I have to be a little careful here, since I'm planning to send this one to my mother to read--and she's reading this blog. So no spoilers allowed, or at least none that count.
Plague Year is a post-apocalyptic yarn: a medical nano, designed to eat cancer cells and reproduce in a Von Neumann-like way, has escaped into the open and started chewing its way through humanity. When the story opens the only people left alive are the ones who managed to make it to safety above ten thousand feet (the nano shuts down at 0.7 atmospheres of pressure as a built-in failsafe).
That includes our intrepid clan of a dozen heroes and anti-heroes, stuck on a barren mountaintop at the edge of California. There's another small group within signalling distance, but they can't even visit because just one breath taken in the valley between would infect any explorer--and it's hard to climb back out when you're being eaten alive. Yum.
Did I mention the mountaintop is barren? Mammals are going extinct everywhere; our heroes are eating moss and lichen to survive--and each other. "They ate Jorgensen first", the book explains at the outset. "He'd twisted his leg bad--his long white leg." In fact, when someone from the other mountaintop stumbles bleeding and dying into their camp, the first thing they think is, "if he dies we'll eat him," and when he says he wants them to visit, they wonder if it's really a hidden hunting trip.

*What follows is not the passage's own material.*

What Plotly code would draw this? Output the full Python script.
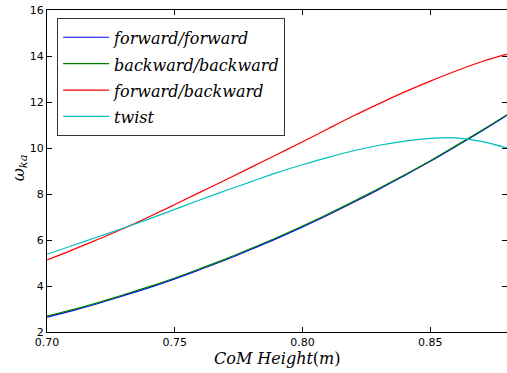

The book isn't really gruesome, but the author definitely plays this setup for effect. And he does a good job with it--but about halfway through the book sags badly because of some political dragging that never really goes away thereafter. (In all honesty, I skipped about fifteen pages just to get back to where Things Were Happening, and I'm glad I did; I don't think anything important happened in there.) After reading the fairly predictable ending I was fairly surprised to hear there are two more sequels coming, but I'll probably pick up at least the first of those to see what happens.